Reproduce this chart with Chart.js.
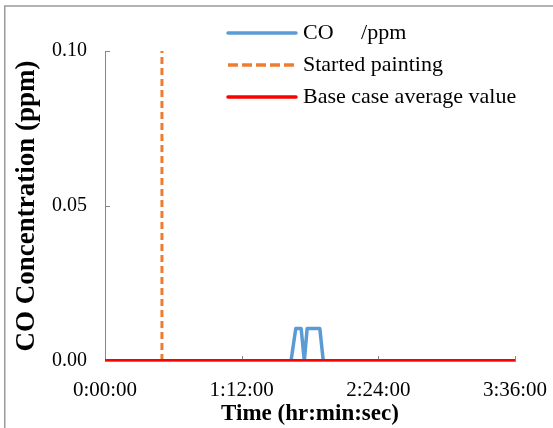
<!DOCTYPE html>
<html>
<head>
<meta charset="utf-8">
<script src="https://cdn.jsdelivr.net/npm/chart.js@4.4.0/dist/chart.umd.min.js"></script>
<style>
  body { margin: 0; background: #fff; }
</style>
</head>
<body>
<canvas id="chart" width="553" height="428"></canvas>
<script>
// CO trace (seconds since start, ppm)
var coTime = [0, 5880, 6030, 6200, 6300, 6390, 6790, 6900, 12960];
var coPpm = [0, 0, 0.0105, 0.0105, 0, 0.0105, 0.0105, 0, 0];
// vertical marker: painting started at 0:30:00
var paintTime = [1800, 1800];
var paintY = [0, 0.1];
// base case average
var baseTime = [0, 12960];
var baseAvg = [0, 0];
var xTicks = [0, 4320, 8640, 12960];
var yTicks = [0, 0.05, 0.1];

var serif = "'Liberation Serif', 'Times New Roman', serif";

function pad2(n) { return (n < 10 ? "0" : "") + n; }
function hms(s) {
  var h = Math.floor(s / 3600);
  var m = Math.floor((s % 3600) / 60);
  return h + ":" + pad2(m) + ":" + pad2(Math.round(s % 60));
}
function toPoints(xs, ys) {
  return xs.map(function (x, i) { return { x: x, y: ys[i] }; });
}

var frame = {
  id: "frame",
  beforeDraw: function (chart) {
    var ctx = chart.ctx;
    ctx.save();
    ctx.fillStyle = "#fff";
    ctx.fillRect(0, 0, chart.width, chart.height);
    ctx.strokeStyle = "#9a9a9a";
    ctx.lineWidth = 1.5;
    ctx.strokeRect(4.75, 6, 700, 700);
    ctx.restore();
  },
};

// Excel style tick marks that point into the plot
var innerTicks = {
  id: "innerTicks",
  beforeDatasetsDraw: function (chart) {
    var ctx = chart.ctx, a = chart.chartArea;
    var xs = chart.scales.x, ys = chart.scales.y;
    ctx.save();
    ctx.strokeStyle = "#868686";
    ctx.lineWidth = 1;
    ctx.beginPath();
    xTicks.forEach(function (v) {
      var px = Math.round(xs.getPixelForValue(v)) + 0.5;
      ctx.moveTo(px, a.bottom);
      ctx.lineTo(px, a.bottom - 5);
    });
    yTicks.forEach(function (v) {
      var py = Math.round(ys.getPixelForValue(v)) + 0.5;
      ctx.moveTo(a.left, py);
      ctx.lineTo(a.left + 5, py);
    });
    ctx.stroke();
    ctx.restore();
  },
};

var sideLegend = {
  id: "sideLegend",
  afterDraw: function (chart) {
    var ctx = chart.ctx;
    ctx.save();
    ctx.font = "22px " + serif;
    ctx.textBaseline = "middle";
    ctx.fillStyle = "#000";
    chart.data.datasets.forEach(function (ds, i) {
      var y = 33 + i * 32;
      ctx.beginPath();
      ctx.strokeStyle = ds.borderColor;
      ctx.lineWidth = 3.5;
      ctx.lineCap = ds.borderDash ? "butt" : "round";
      ctx.setLineDash(ds.borderDash ? [10, 4] : []);
      ctx.moveTo(228, y);
      ctx.lineTo(296, y);
      ctx.stroke();
      ctx.setLineDash([]);
      ctx.fillText(ds.label, 303, y);
    });
    ctx.restore();
  },
};

new Chart(document.getElementById("chart"), {
  type: "line",
  data: {
    datasets: [
      {
        label: "CO     /ppm",
        data: toPoints(coTime, coPpm),
        borderColor: "#5B9BD5",
        borderWidth: 3.5,
        pointRadius: 0,
        borderJoinStyle: "round",
        order: 2,
      },
      {
        label: "Started painting",
        data: toPoints(paintTime, paintY),
        borderColor: "#ED7D31",
        borderWidth: 3,
        borderDash: [7, 4],
        pointRadius: 0,
        order: 1,
      },
      {
        label: "Base case average value",
        data: toPoints(baseTime, baseAvg),
        borderColor: "#FF0000",
        borderWidth: 4,
        pointRadius: 0,
        order: 0,
      },
    ],
  },
  options: {
    responsive: false,
    animation: false,
    layout: { padding: { left: 0, top: 51, right: 38, bottom: 0 } },
    plugins: {
      legend: { display: false },
      tooltip: { enabled: false },
    },
    scales: {
      x: {
        type: "linear",
        min: 0,
        max: 12960,
        afterBuildTicks: function (s) {
          s.ticks = xTicks.map(function (v) { return { value: v }; });
        },
        afterFit: function (s) {
          s.height = 67;
          s.paddingLeft = 0;
          s.paddingRight = 0;
        },
        grid: { display: false, drawTicks: false },
        border: { color: "#868686", width: 1 },
        ticks: {
          padding: 17,
          maxRotation: 0,
          color: "#000",
          font: { family: serif, size: 21 },
          callback: function (v) { return hms(v); },
        },
        title: {
          display: true,
          text: "Time (hr:min:sec)",
          color: "#000",
          padding: 0,
          font: { family: serif, size: 23, weight: "bold" },
        },
      },
      y: {
        min: 0,
        max: 0.1,
        afterBuildTicks: function (s) {
          s.ticks = yTicks.map(function (v) { return { value: v }; });
        },
        afterFit: function (s) { s.width = 105; },
        grid: { display: false, drawTicks: false },
        border: { color: "#868686", width: 1 },
        ticks: {
          padding: 18,
          color: "#000",
          font: { family: serif, size: 20 },
          callback: function (v) { return v.toFixed(2); },
        },
        title: {
          display: true,
          text: "CO Concentration (ppm)",
          color: "#000",
          padding: { top: 11, bottom: 0 },
          font: { family: serif, size: 27, weight: "bold" },
        },
      },
    },
  },
  plugins: [frame, innerTicks, sideLegend],
});
</script>
</body>
</html>
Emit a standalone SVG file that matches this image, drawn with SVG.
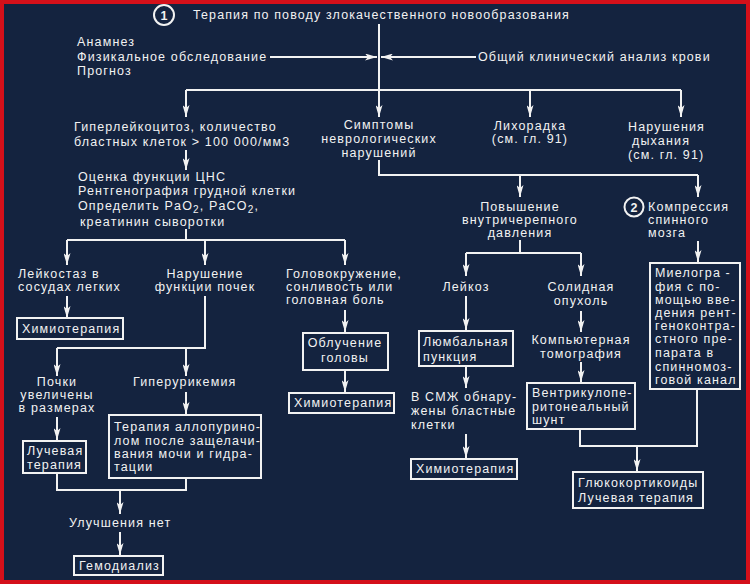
<svg xmlns="http://www.w3.org/2000/svg" width="750" height="584" viewBox="0 0 750 584">
<defs>
<style>
.t{font-family:"Liberation Sans",Arial,sans-serif;font-size:12.5px;fill:#f2f2f2;letter-spacing:1.15px}
.c{text-anchor:middle}
.ln{stroke:#f2f2f2;stroke-width:2;fill:none}
.a{marker-end:url(#ah)}
.bx{stroke:#f2f2f2;stroke-width:2;fill:none}
</style>
<marker id="ah" markerUnits="userSpaceOnUse" markerWidth="12" markerHeight="7" refX="12" refY="3.5" orient="auto">
<path d="M0,0 L12,3.5 L0,7 L3,3.5 z" fill="#f2f2f2"/>
</marker>
</defs>
<rect x="2" y="2" width="746" height="580" fill="#14233f" stroke="#d4101a" stroke-width="4"/>

<g id="connectors">
<line class="ln a" x1="379" y1="24" x2="379" y2="117"/>
<line class="ln a" x1="270" y1="57" x2="377" y2="57"/>
<line class="ln a" x1="476" y1="57" x2="381" y2="57"/>
<line class="ln" x1="186" y1="90" x2="681" y2="90"/>
<line class="ln a" x1="186" y1="90" x2="186" y2="117"/>
<line class="ln a" x1="530" y1="90" x2="530" y2="117"/>
<line class="ln a" x1="681" y1="90" x2="681" y2="117"/>
<line class="ln a" x1="186" y1="150" x2="186" y2="170"/>
<polyline class="ln" points="186,229 186,240"/>
<line class="ln" x1="67" y1="240" x2="345" y2="240"/>
<line class="ln a" x1="67" y1="240" x2="67" y2="265"/>
<line class="ln a" x1="205" y1="240" x2="205" y2="265"/>
<line class="ln a" x1="345" y1="240" x2="345" y2="265"/>
<line class="ln a" x1="67" y1="296" x2="67" y2="318"/>
<polyline class="ln" points="205,296 205,348 57,348"/>
<line class="ln a" x1="57" y1="348" x2="57" y2="376"/>
<line class="ln a" x1="186" y1="348" x2="186" y2="376"/>
<line class="ln a" x1="57" y1="417" x2="57" y2="440"/>
<line class="ln a" x1="186" y1="392" x2="186" y2="414"/>
<polyline class="ln" points="57,473 57,490 186,490 186,478"/>
<line class="ln a" x1="120" y1="490" x2="120" y2="514"/>
<line class="ln a" x1="120" y1="532" x2="120" y2="555"/>
<line class="ln a" x1="345" y1="310" x2="345" y2="332"/>
<line class="ln a" x1="345" y1="370" x2="345" y2="392"/>
<polyline class="ln" points="379,160 379,175 698,175"/>
<line class="ln a" x1="520" y1="175" x2="520" y2="197"/>
<line class="ln a" x1="698" y1="175" x2="698" y2="197"/>
<polyline class="ln" points="520,240 520,253"/>
<line class="ln" x1="466" y1="253" x2="581" y2="253"/>
<line class="ln a" x1="466" y1="253" x2="466" y2="276"/>
<line class="ln a" x1="581" y1="253" x2="581" y2="276"/>
<line class="ln a" x1="466" y1="296" x2="466" y2="330"/>
<line class="ln a" x1="466" y1="366" x2="466" y2="388"/>
<line class="ln a" x1="466" y1="434" x2="466" y2="458"/>
<line class="ln a" x1="581" y1="311" x2="581" y2="332"/>
<line class="ln a" x1="581" y1="362" x2="581" y2="382"/>
<line class="ln a" x1="698" y1="241" x2="698" y2="262"/>
<polyline class="ln" points="580,429 580,446 697,446 697,389"/>
<line class="ln a" x1="637" y1="446" x2="637" y2="471"/>
</g>

<g id="n-title">
<circle cx="164" cy="15" r="10" fill="none" stroke="#f2f2f2" stroke-width="2"/>
<text class="t c" x="164" y="20" font-weight="bold" style="letter-spacing:0">1</text>
<text class="t" x="193" y="19" textLength="377" lengthAdjust="spacingAndGlyphs">Терапия по поводу злокачественного новообразования</text>
</g>
<g id="n-anamnez">
<text class="t" x="77" y="46">Анамнез</text>
<text class="t" x="77" y="61">Физикальное обследование</text>
<text class="t" x="77" y="75">Прогноз</text>
</g>
<g id="n-blood">
<text class="t" x="478" y="61">Общий клинический анализ крови</text>
</g>
<g id="n-hyper">
<text class="t" x="74" y="131">Гиперлейкоцитоз, количество</text>
<text class="t" x="74" y="146">бластных клеток &gt; 100 000/мм3</text>
</g>
<g id="n-symptoms">
<text class="t c" x="379" y="129">Симптомы</text>
<text class="t c" x="379" y="143">неврологических</text>
<text class="t c" x="379" y="157">нарушений</text>
</g>
<g id="n-fever">
<text class="t c" x="530" y="130">Лихорадка</text>
<text class="t c" x="530" y="143">(см. гл. 91)</text>
</g>
<g id="n-breath">
<text class="t" x="628" y="131">Нарушения</text>
<text class="t" x="632" y="145">дыхания</text>
<text class="t" x="628" y="159">(см. гл. 91)</text>
</g>
<g id="n-eval">
<text class="t" x="78" y="181">Оценка функции ЦНС</text>
<text class="t" x="78" y="195">Рентгенография грудной клетки</text>
<text class="t" x="78" y="210">Определить PaO<tspan dy="3" font-size="10">2</tspan><tspan dy="-3">, PaCO</tspan><tspan dy="3" font-size="10">2</tspan><tspan dy="-3">,</tspan></text>
<text class="t" x="80" y="226">креатинин сыворотки</text>
</g>
<g id="n-leukostasis">
<text class="t" x="18" y="278">Лейкостаз в</text>
<text class="t" x="18" y="291">сосудах легких</text>
</g>
<g id="n-kidney">
<text class="t c" x="205" y="278">Нарушение</text>
<text class="t c" x="205" y="291">функции почек</text>
</g>
<g id="n-dizzy">
<text class="t" x="286" y="278">Головокружение,</text>
<text class="t" x="286" y="291">сонливость или</text>
<text class="t" x="286" y="304">головная боль</text>
</g>
<g id="n-chemo1">
<rect class="bx" x="17" y="318" width="106" height="21"/>
<text class="t" x="22" y="333">Химиотерапия</text>
</g>
<g id="n-kidneys-big">
<text class="t c" x="57" y="386">Почки</text>
<text class="t c" x="57" y="399">увеличены</text>
<text class="t c" x="57" y="412">в размерах</text>
</g>
<g id="n-hyperuric">
<text class="t" x="133" y="386">Гиперурикемия</text>
</g>
<g id="n-radiation1">
<rect class="bx" x="23" y="441" width="63" height="32"/>
<text class="t" x="27" y="455">Лучевая</text>
<text class="t" x="27" y="469">терапия</text>
</g>
<g id="n-allopurinol">
<rect class="bx" x="109" y="415" width="152" height="63"/>
<text class="t" x="114" y="431">Терапия аллопурино-</text>
<text class="t" x="114" y="445">лом после защелачи-</text>
<text class="t" x="114" y="458">вания мочи и гидра-</text>
<text class="t" x="114" y="471">тации</text>
</g>
<g id="n-noimprove">
<text class="t" x="69" y="527">Улучшения нет</text>
</g>
<g id="n-hemodialysis">
<rect class="bx" x="74" y="556" width="89" height="19"/>
<text class="t" x="79" y="570">Гемодиализ</text>
</g>
<g id="n-headrad">
<rect class="bx" x="303" y="333" width="85" height="37"/>
<text class="t c" x="345" y="347">Облучение</text>
<text class="t c" x="345" y="362">головы</text>
</g>
<g id="n-chemo2">
<rect class="bx" x="289" y="393" width="105" height="20"/>
<text class="t" x="294" y="407">Химиотерапия</text>
</g>
<g id="n-icp">
<text class="t c" x="520" y="211">Повышение</text>
<text class="t c" x="520" y="224">внутричерепного</text>
<text class="t c" x="520" y="237">давления</text>
</g>
<g id="n-cord">
<circle cx="634" cy="207" r="9.5" fill="none" stroke="#f2f2f2" stroke-width="2"/>
<text class="t c" x="634" y="212" font-weight="bold" style="letter-spacing:0">2</text>
<text class="t" x="648" y="211">Компрессия</text>
<text class="t" x="648" y="224">спинного</text>
<text class="t" x="648" y="237">мозга</text>
</g>
<g id="n-leukosis">
<text class="t c" x="466" y="291">Лейкоз</text>
</g>
<g id="n-solid">
<text class="t c" x="581" y="291">Солидная</text>
<text class="t c" x="581" y="305">опухоль</text>
</g>
<g id="n-lumbar">
<rect class="bx" x="419" y="331" width="94" height="35"/>
<text class="t" x="423" y="346">Люмбальная</text>
<text class="t" x="423" y="361">пункция</text>
</g>
<g id="n-csf">
<text class="t" x="411" y="401">В СМЖ обнару-</text>
<text class="t" x="411" y="415">жены бластные</text>
<text class="t" x="411" y="429">клетки</text>
</g>
<g id="n-chemo3">
<rect class="bx" x="411" y="459" width="106" height="20"/>
<text class="t" x="416" y="473">Химиотерапия</text>
</g>
<g id="n-ct">
<text class="t c" x="581" y="344">Компьютерная</text>
<text class="t c" x="581" y="358">томография</text>
</g>
<g id="n-shunt">
<rect class="bx" x="527" y="383" width="108" height="46"/>
<text class="t" x="532" y="397">Вентрикулопе-</text>
<text class="t" x="532" y="411">ритонеальный</text>
<text class="t" x="532" y="424">шунт</text>
</g>
<g id="n-myelo">
<rect class="bx" x="650" y="263" width="90" height="126"/>
<text class="t" x="655" y="277">Миелогра -</text>
<text class="t" x="655" y="291">фия с по-</text>
<text class="t" x="655" y="304">мощью вве-</text>
<text class="t" x="655" y="317">дения рент-</text>
<text class="t" x="655" y="330">геноконтра-</text>
<text class="t" x="655" y="343">стного пре-</text>
<text class="t" x="655" y="357">парата в</text>
<text class="t" x="655" y="371">спинномоз-</text>
<text class="t" x="655" y="384">говой канал</text>
</g>
<g id="n-gluco">
<rect class="bx" x="573" y="472" width="130" height="36"/>
<text class="t" x="578" y="487">Глюкокортикоиды</text>
<text class="t" x="578" y="502">Лучевая терапия</text>
</g>
</svg>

» What is asked: How many lines in the entries contain the string "that"? Answer with the number only.

» Task output: 2